Exercise: Leaving out every picture, copy the lines of the data exactly, from the first through the line containing "(0,0) rectangle (1000,795);".

Supplied data:
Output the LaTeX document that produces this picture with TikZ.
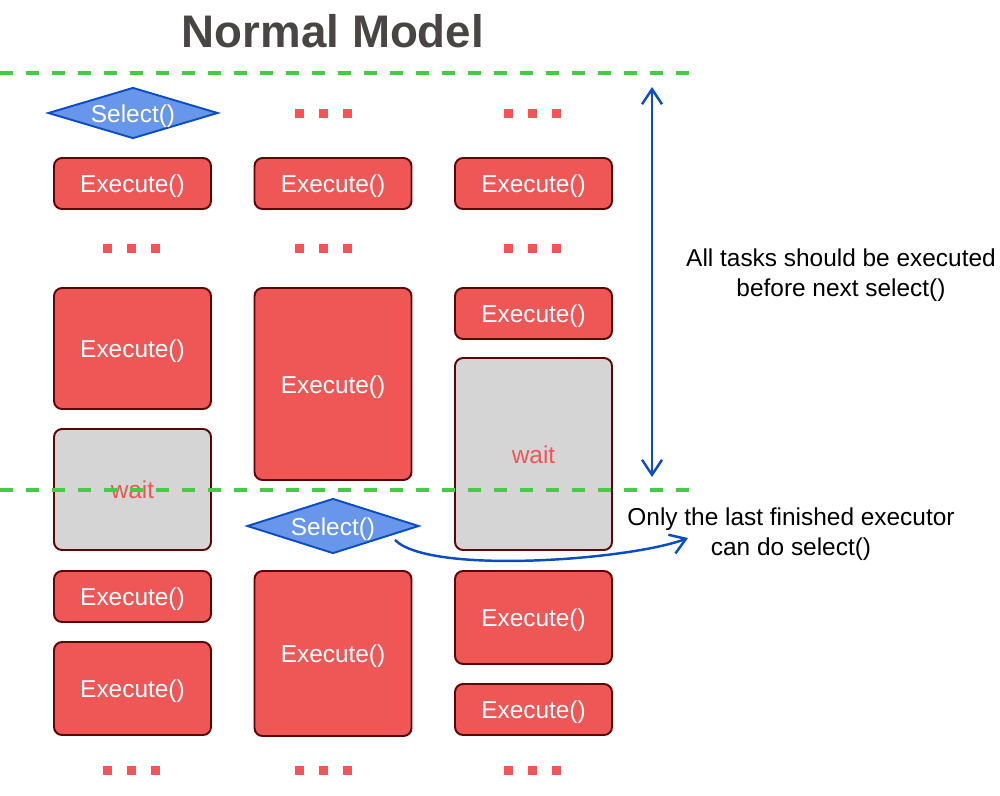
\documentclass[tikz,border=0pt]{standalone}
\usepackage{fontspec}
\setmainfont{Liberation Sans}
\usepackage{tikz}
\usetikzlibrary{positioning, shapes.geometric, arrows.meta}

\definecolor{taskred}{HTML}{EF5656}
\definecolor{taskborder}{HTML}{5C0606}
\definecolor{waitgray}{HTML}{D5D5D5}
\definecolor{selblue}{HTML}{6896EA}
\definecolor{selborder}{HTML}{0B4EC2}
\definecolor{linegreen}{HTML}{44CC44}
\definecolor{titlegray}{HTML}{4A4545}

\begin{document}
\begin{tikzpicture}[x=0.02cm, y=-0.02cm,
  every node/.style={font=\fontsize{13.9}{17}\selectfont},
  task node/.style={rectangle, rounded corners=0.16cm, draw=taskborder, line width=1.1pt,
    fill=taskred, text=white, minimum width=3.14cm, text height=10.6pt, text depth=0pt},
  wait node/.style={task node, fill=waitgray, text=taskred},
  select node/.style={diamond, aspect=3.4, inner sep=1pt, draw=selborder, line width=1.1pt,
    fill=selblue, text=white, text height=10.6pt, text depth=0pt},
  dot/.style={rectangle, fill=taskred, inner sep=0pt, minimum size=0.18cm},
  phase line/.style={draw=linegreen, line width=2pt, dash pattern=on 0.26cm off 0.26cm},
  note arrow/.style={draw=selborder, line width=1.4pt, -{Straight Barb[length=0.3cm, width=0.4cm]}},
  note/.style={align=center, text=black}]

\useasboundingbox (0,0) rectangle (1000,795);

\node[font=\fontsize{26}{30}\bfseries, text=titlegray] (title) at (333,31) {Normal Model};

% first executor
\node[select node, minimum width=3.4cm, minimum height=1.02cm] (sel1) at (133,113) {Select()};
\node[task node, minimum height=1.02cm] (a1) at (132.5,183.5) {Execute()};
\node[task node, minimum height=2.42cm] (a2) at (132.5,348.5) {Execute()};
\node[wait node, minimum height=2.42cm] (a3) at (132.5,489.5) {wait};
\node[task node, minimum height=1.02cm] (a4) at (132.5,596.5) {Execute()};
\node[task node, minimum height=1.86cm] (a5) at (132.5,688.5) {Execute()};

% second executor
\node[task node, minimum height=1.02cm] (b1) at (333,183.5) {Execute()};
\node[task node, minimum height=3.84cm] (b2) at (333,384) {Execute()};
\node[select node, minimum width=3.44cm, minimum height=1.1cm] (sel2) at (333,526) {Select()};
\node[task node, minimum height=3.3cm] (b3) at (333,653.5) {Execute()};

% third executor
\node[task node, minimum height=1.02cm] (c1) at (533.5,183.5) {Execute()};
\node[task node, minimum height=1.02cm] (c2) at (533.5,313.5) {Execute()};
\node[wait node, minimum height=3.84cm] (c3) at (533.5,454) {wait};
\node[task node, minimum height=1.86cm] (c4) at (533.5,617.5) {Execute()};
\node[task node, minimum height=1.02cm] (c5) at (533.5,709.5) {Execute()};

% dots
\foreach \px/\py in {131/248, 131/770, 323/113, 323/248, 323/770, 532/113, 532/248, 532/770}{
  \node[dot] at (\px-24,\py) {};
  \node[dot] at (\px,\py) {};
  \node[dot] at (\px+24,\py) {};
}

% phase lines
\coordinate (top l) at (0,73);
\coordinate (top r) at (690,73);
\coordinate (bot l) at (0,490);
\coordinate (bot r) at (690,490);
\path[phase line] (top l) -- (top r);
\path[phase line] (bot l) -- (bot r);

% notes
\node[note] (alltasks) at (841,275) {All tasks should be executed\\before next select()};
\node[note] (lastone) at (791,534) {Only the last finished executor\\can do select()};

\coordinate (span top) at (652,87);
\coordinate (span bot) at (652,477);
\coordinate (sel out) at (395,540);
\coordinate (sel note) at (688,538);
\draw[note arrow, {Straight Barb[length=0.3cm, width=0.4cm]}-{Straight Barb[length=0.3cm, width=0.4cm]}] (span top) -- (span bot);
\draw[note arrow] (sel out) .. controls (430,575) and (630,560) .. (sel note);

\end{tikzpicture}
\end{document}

Answer to this task:
Output the LaTeX document that produces this picture with TikZ.
\documentclass[tikz,border=0pt]{standalone}
\usepackage{fontspec}
\setmainfont{Liberation Sans}
\usepackage{tikz}
\usetikzlibrary{positioning, shapes.geometric, arrows.meta}

\definecolor{taskred}{HTML}{EF5656}
\definecolor{taskborder}{HTML}{5C0606}
\definecolor{waitgray}{HTML}{D5D5D5}
\definecolor{selblue}{HTML}{6896EA}
\definecolor{selborder}{HTML}{0B4EC2}
\definecolor{linegreen}{HTML}{44CC44}
\definecolor{titlegray}{HTML}{4A4545}

\begin{document}
\begin{tikzpicture}[x=0.02cm, y=-0.02cm,
  every node/.style={font=\fontsize{13.9}{17}\selectfont},
  task node/.style={rectangle, rounded corners=0.16cm, draw=taskborder, line width=1.1pt,
    fill=taskred, text=white, minimum width=3.14cm, text height=10.6pt, text depth=0pt},
  wait node/.style={task node, fill=waitgray, text=taskred},
  select node/.style={diamond, aspect=3.4, inner sep=1pt, draw=selborder, line width=1.1pt,
    fill=selblue, text=white, text height=10.6pt, text depth=0pt},
  dot/.style={rectangle, fill=taskred, inner sep=0pt, minimum size=0.18cm},
  phase line/.style={draw=linegreen, line width=2pt, dash pattern=on 0.26cm off 0.26cm},
  note arrow/.style={draw=selborder, line width=1.4pt, -{Straight Barb[length=0.3cm, width=0.4cm]}},
  note/.style={align=center, text=black}]

\useasboundingbox (0,0) rectangle (1000,795);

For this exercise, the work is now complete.